Hari H. Kamera datang pada pukul 7.00. Lokasi pertama di Teater Kecil, TIM. Semua berjalan dengan lancar. Prosedur yang saya pelajari selama masa pra produksi nampaknya dapat saya aplikasikan dengan cukup baik. Sebenarnya saya cukup kesal dengan Tian Nugroho (Buluk), selaku Director di video klip "Gak Pake Benci", karena banyak konsep yang sebelumnya pun belum sempat di rapatkan, tiba - tiba saja ingin ia ciptakan. Seperti tiba - tiba saja ada penggunaan lampu untuk scene kamar dan pemakaian lokasi baru yang sebelumnya belum pernah ia bicarakan. Namun saya tidak ingin berkeluh kesah di hari H. Satu hal yang membuat saya resah karena monitor untuk follow focus tidak menyala, alhasil Pak Marcio (pemilik Red Epic) datang ke lokasi untuk memberi solusi. Untung saja talent pria bernama Butet cukup menghibur dengan aktingnya yang kocak. Lumayan lah yaa.. Syuting selesai lumayan molor, pukul 17.00 kita pindah lokasi ke TB Simatupang. Dan itu, jam macet jalur menuju lokasi.

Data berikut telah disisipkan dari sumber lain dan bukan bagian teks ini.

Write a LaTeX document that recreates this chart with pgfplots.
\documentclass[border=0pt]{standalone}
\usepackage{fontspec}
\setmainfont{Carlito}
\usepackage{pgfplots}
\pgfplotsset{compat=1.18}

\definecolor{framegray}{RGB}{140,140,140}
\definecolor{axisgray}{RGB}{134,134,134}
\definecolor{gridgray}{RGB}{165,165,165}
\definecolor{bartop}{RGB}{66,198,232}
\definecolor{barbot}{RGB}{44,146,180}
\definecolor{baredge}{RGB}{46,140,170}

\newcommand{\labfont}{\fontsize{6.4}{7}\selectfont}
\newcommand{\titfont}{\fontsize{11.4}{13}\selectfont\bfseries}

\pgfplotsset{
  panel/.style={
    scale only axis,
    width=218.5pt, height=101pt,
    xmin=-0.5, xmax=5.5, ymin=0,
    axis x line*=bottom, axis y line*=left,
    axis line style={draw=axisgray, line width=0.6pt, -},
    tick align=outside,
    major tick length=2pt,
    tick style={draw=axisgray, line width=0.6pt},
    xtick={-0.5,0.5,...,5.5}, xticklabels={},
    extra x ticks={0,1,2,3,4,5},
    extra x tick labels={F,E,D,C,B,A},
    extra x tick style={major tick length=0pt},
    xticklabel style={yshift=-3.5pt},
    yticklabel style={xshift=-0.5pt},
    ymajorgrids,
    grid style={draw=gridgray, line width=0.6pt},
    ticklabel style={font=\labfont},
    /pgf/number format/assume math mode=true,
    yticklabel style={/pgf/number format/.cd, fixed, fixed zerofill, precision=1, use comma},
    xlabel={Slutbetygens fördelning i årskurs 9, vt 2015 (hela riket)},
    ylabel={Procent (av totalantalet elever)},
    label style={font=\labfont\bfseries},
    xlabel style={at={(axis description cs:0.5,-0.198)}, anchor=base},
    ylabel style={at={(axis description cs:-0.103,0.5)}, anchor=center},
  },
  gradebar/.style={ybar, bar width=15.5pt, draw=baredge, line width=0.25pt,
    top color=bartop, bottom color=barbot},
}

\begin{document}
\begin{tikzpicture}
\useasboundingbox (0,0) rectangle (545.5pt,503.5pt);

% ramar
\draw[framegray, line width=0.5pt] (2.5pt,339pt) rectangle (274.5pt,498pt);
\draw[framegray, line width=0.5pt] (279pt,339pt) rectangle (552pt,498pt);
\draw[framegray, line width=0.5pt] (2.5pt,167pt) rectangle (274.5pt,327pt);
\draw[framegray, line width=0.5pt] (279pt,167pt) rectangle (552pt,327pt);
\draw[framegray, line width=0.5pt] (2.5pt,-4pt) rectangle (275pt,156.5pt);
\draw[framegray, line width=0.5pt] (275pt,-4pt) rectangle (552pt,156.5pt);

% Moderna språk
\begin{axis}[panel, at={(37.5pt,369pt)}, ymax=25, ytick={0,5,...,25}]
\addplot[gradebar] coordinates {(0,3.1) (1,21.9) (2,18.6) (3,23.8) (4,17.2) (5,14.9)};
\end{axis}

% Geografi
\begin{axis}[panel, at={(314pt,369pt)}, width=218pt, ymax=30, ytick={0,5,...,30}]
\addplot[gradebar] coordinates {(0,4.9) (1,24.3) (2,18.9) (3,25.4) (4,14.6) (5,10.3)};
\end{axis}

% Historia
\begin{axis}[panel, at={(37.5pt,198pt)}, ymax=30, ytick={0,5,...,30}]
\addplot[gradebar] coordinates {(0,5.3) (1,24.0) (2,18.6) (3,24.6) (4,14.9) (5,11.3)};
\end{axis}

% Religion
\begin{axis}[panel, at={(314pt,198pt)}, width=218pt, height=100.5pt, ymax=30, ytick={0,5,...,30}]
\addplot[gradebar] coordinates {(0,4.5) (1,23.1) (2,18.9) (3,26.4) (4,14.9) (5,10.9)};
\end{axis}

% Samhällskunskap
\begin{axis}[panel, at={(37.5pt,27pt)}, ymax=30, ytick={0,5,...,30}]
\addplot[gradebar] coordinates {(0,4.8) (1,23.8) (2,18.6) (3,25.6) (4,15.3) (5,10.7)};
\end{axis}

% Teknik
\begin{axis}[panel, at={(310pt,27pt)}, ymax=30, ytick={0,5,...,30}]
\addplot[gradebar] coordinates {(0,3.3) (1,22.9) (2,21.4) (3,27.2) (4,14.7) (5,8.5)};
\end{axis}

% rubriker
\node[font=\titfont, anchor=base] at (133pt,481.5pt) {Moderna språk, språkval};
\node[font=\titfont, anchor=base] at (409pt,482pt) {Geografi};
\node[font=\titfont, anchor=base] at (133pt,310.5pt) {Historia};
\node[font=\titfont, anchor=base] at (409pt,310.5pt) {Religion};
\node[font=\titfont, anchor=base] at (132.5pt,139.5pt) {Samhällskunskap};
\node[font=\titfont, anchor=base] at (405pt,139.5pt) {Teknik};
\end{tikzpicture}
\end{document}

Sekitar pukul 19.00 saya beserta Toger dan pengawal alat sampai di lokasi. Fajar dan anak buahnya sudah men-set lampu sesuai dengan apa yang didiskusikan diawal. Ya, ini yang saya suka dari gaffer muda ini, ia selalu memiliki inisiatif secara efisien dari segi teknis untuk mencapai visual yang ingin di bangun. Kamera mulai di set diatas porta jib untuk pengambilan high angle. Vera mulai mengomandani anak buahnya untuk menyiapkan selang dan Fajar melakukan koreksi seperlunya. Suasana untuk pengambilan shot pertama begitu tegang. Bagaimana tidak, dengan type of shot lebar sesuai permintaan Toni, efek hujan tidak berhasil menciptakan logika hujan di dalam frame. Akhirnya kami mencoba menyesuaikan dengan keadaan yang ada dengan mengambil keputusan semua shot dengan efek hujan harus dengan type of shot yang sempit.

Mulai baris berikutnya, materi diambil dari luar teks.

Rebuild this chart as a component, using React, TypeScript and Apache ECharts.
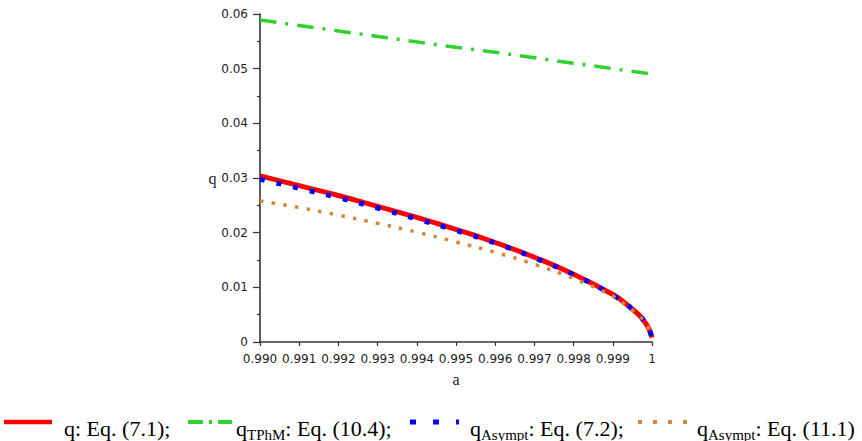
import React, { useEffect, useRef } from 'react';
import * as echarts from 'echarts';

// Sample points in a (denser towards a = 1, where the curves bend sharply)
const aValues = [0.99, 0.991, 0.992, 0.993, 0.994, 0.995, 0.996, 0.997, 0.998, 0.999, 0.9993, 0.9995, 0.9997, 0.9998, 0.9999, 0.99995, 1.0];
// q: Eq. (7.1)
const qEq71 = [0.0304, 0.0286, 0.0268, 0.0248, 0.0228, 0.0206, 0.0182, 0.0155, 0.0124, 0.0087, 0.0072, 0.006, 0.0047, 0.0038, 0.0027, 0.0019, 0.0008];
// q_Asympt: Eq. (7.2)
const qEq72 = [0.0298, 0.0281, 0.0264, 0.0245, 0.0225, 0.0204, 0.0181, 0.0154, 0.0123, 0.0086, 0.0071, 0.006, 0.0047, 0.0038, 0.0027, 0.0019, 0.0008];
// q_Asympt: Eq. (11.1)
const qEq111 = [0.0258, 0.0246, 0.0232, 0.0217, 0.0201, 0.0183, 0.0164, 0.0142, 0.0116, 0.0084, 0.0069, 0.0058, 0.0046, 0.0038, 0.0027, 0.0019, 0.0008];

// q_TPhM: Eq. (10.4)
const aTPhM = [0.99, 0.991, 0.992, 0.993, 0.994, 0.995, 0.996, 0.997, 0.998, 0.999, 1.0];
const qEq104 = [0.0589, 0.0579, 0.0569, 0.0559, 0.0549, 0.0539, 0.053, 0.052, 0.051, 0.05, 0.049];

// Axis tick labels
const xTickLabels = ['0.990', '0.991', '0.992', '0.993', '0.994', '0.995', '0.996', '0.997', '0.998', '0.999', '1'];
const yTickLabels = ['0', '0.01', '0.02', '0.03', '0.04', '0.05', '0.06'];

// Legend entries: main symbol, subscript, remainder
const legendMain = ['q', 'q', 'q', 'q'];
const legendSub = ['', 'TPhM', 'Asympt', 'Asympt'];
const legendRest = [': Eq. (7.1);', ': Eq. (10.4);', ': Eq. (7.2);', ': Eq. (11.1)'];

const RED = '#ff0000';
const GREEN = '#2fd22f';
const BLUE = '#0000ff';
const ORANGE = '#d2883c';

const pairs = (xs: number[], ys: number[]) => xs.map((x, i) => [x, ys[i]]);

const serif = '"Liberation Serif", "Times New Roman", serif';
const sans = '"DejaVu Sans", sans-serif';

function legendText(i: number, x: number) {
  const sub = legendSub[i];
  const text = sub
    ? `{m|${legendMain[i]}}{s|${sub}}{m|${legendRest[i]}}`
    : `{m|${legendMain[i]}${legendRest[i]}}`;
  return {
    type: 'text',
    x,
    y: 427,
    style: {
      text,
      fill: '#000',
      verticalAlign: 'middle',
      rich: {
        m: { fontFamily: serif, fontSize: 22, lineHeight: 24, fill: '#000', verticalAlign: 'bottom' },
        s: { fontFamily: serif, fontSize: 15, lineHeight: 15, fill: '#000', verticalAlign: 'bottom', padding: [0, 0, -3, 0] },
      },
    },
  };
}

function sample(x1: number, x2: number, color: string, width: number, dash: number[] | null) {
  return {
    type: 'line',
    shape: { x1, y1: 422, x2, y2: 422 },
    style: { stroke: color, lineWidth: width, lineDash: dash || undefined, lineCap: 'butt' },
  };
}

export default function App() {
  const ref = useRef<HTMLDivElement>(null);

  useEffect(() => {
    if (!ref.current) return;
    const chart = echarts.init(ref.current, null, { renderer: 'svg' });
    const axisColor = '#333';
    chart.setOption({
      animation: false,
      backgroundColor: '#fff',
      grid: { left: 260, right: 210, top: 14, bottom: 99 },
      xAxis: {
        type: 'value',
        min: 0.99,
        max: 1.0,
        interval: 0.001,
        name: 'a',
        nameLocation: 'middle',
        nameGap: 29,
        nameTextStyle: { fontFamily: serif, fontSize: 16, color: '#222' },
        axisLine: { show: true, onZero: false, lineStyle: { color: axisColor, width: 1.6 } },
        axisTick: { show: true, length: 4, lineStyle: { color: axisColor, width: 1.2 } },
        splitLine: { show: false },
        axisLabel: {
          margin: 11,
          fontFamily: sans,
          fontSize: 12,
          color: '#222',
          formatter: (v: number) => xTickLabels[Math.round((v - 0.99) / 0.001)] ?? '',
        },
      },
      yAxis: {
        type: 'value',
        min: 0,
        max: 0.06,
        interval: 0.01,
        name: 'q',
        nameLocation: 'middle',
        nameRotate: 0,
        nameGap: 43,
        nameTextStyle: { fontFamily: serif, fontSize: 16, color: '#222' },
        axisLine: { show: true, lineStyle: { color: axisColor, width: 1.6 } },
        axisTick: { show: true, length: 7, lineStyle: { color: axisColor, width: 1.2 } },
        minorTick: { show: true, splitNumber: 2, length: 3, lineStyle: { color: axisColor, width: 1.2 } },
        splitLine: { show: false },
        axisLabel: {
          margin: 12,
          fontFamily: sans,
          fontSize: 12,
          color: '#222',
          formatter: (v: number) => yTickLabels[Math.round(v / 0.01)] ?? '',
        },
      },
      series: [
        {
          name: 'q: Eq. (7.1)',
          type: 'line',
          data: pairs(aValues, qEq71),
          showSymbol: false,
          smooth: 0.5,
          lineStyle: { color: RED, width: 5 },
        },
        {
          name: 'q_TPhM: Eq. (10.4)',
          type: 'line',
          data: pairs(aTPhM, qEq104),
          showSymbol: false,
          lineStyle: { color: GREEN, width: 3.5, type: [16.5, 9, 3, 9], cap: 'butt' },
        },
        {
          name: 'q_Asympt: Eq. (7.2)',
          type: 'line',
          data: pairs(aValues, qEq72),
          showSymbol: false,
          smooth: 0.5,
          lineStyle: { color: BLUE, width: 5, type: [5, 12], cap: 'butt' },
        },
        {
          name: 'q_Asympt: Eq. (11.1)',
          type: 'line',
          data: pairs(aValues, qEq111),
          showSymbol: false,
          smooth: 0.5,
          lineStyle: { color: ORANGE, width: 3.5, type: [3.5, 8.3], cap: 'butt' },
        },
      ],
      graphic: [
        sample(4, 52, RED, 4.3, null),
        legendText(0, 64),
        sample(188, 232, GREEN, 4, [15, 6, 3, 6]),
        legendText(1, 236),
        sample(410, 459, BLUE, 5, [6, 17]),
        legendText(2, 470),
        sample(638, 688, ORANGE, 4, [4, 11]),
        legendText(3, 697),
      ],
    });
    return () => chart.dispose();
  }, []);

  return (
    <div
      ref={ref}
      style={{ position: 'fixed', left: 0, top: 0, width: 862, height: 441, background: '#fff' }}
    />
  );
}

Syuting sempat tersendat dikarenakan tangki air harus di isi ulang. Hal tersebut memberi waktu luang untuk Toni dan Efi (nampaknya kolaborasi mereka saya nilai cukup brilian) mencari solusi tepat untuk mengatasi sisa waktu yang sudah tidak banyak. Alhamdulillah syuting kembali berjalan. Konsep kami berlarian dengan waktu yang sudah semakin cepat berjalan. Satu per satu shot diselesaikan dengan cukup baik. Wrap !!! Pada pukul 05.00.

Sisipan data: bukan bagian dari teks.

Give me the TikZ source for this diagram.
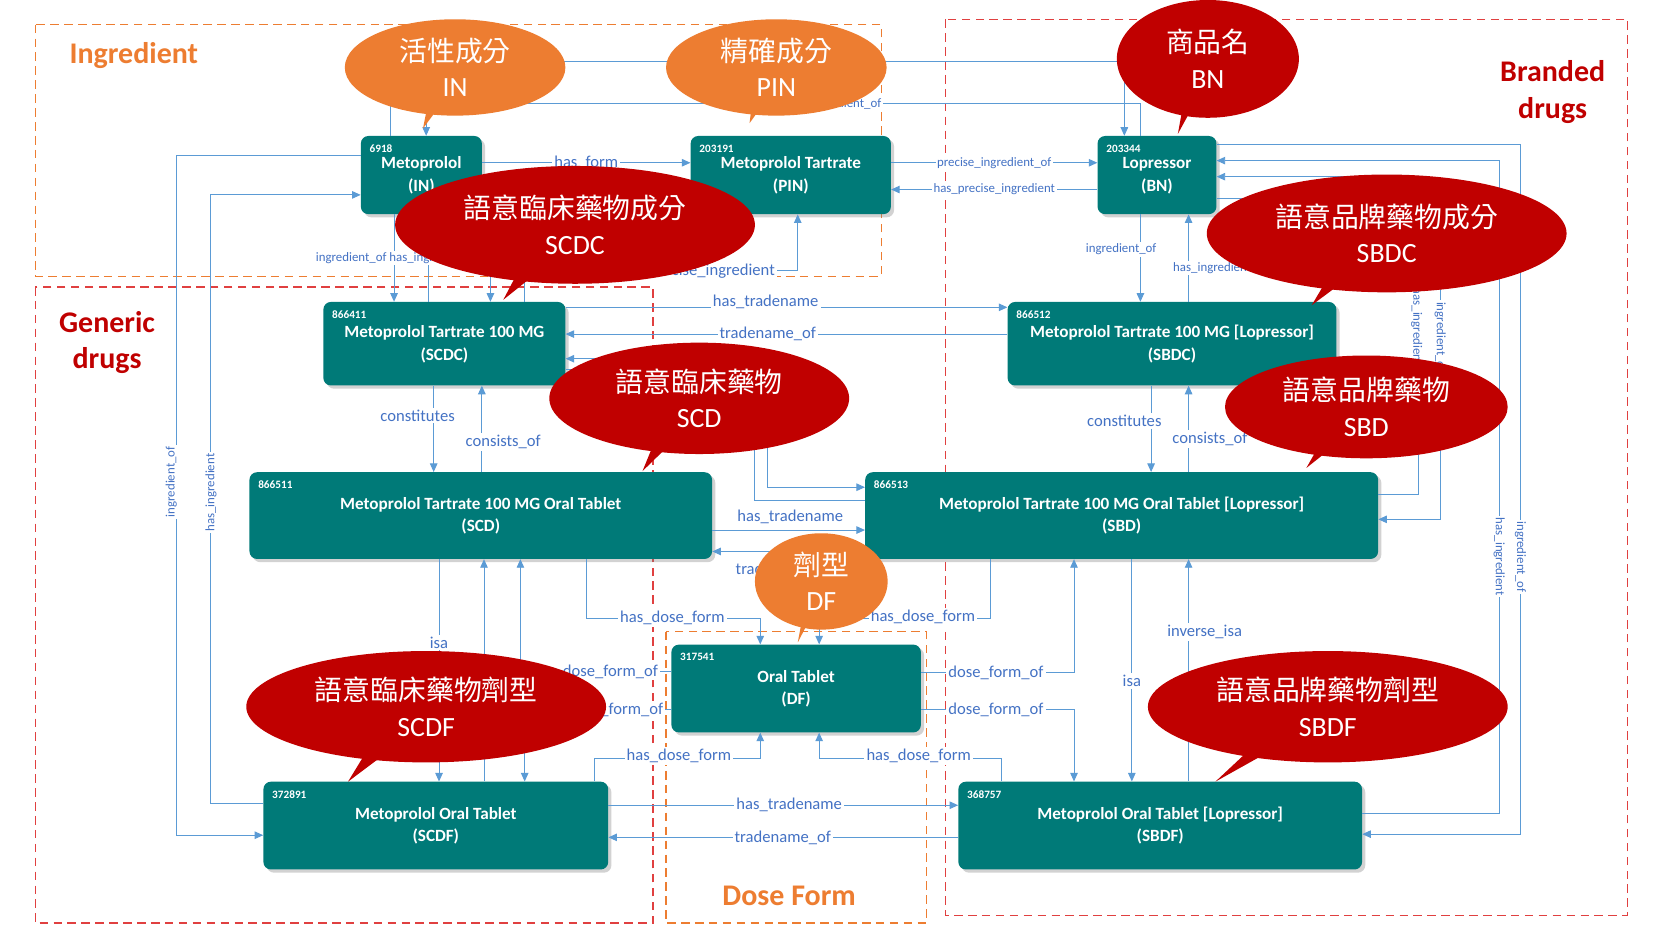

Syuting selesai, mentari terbit dan diluar sana macet nampak menggila. Saatnya kami pulang untuk beristirahat. Semoga hari itu adalah momentum bagi kami semua agar terus melangkahkan kaki menembus batas, tanpa kenal lelah, tanpa kenal kata gagal. Itulah Sinema Pinggiran, bila ada kesempatan untuk bertaruh dengan nasib, kami selalu mengatakan "Iya". Setidaknya hari itu Sinema Pinggiran yang terlahir di pinggiran, sempat mencium epicnya aroma syutingan epic bersama kamera epic.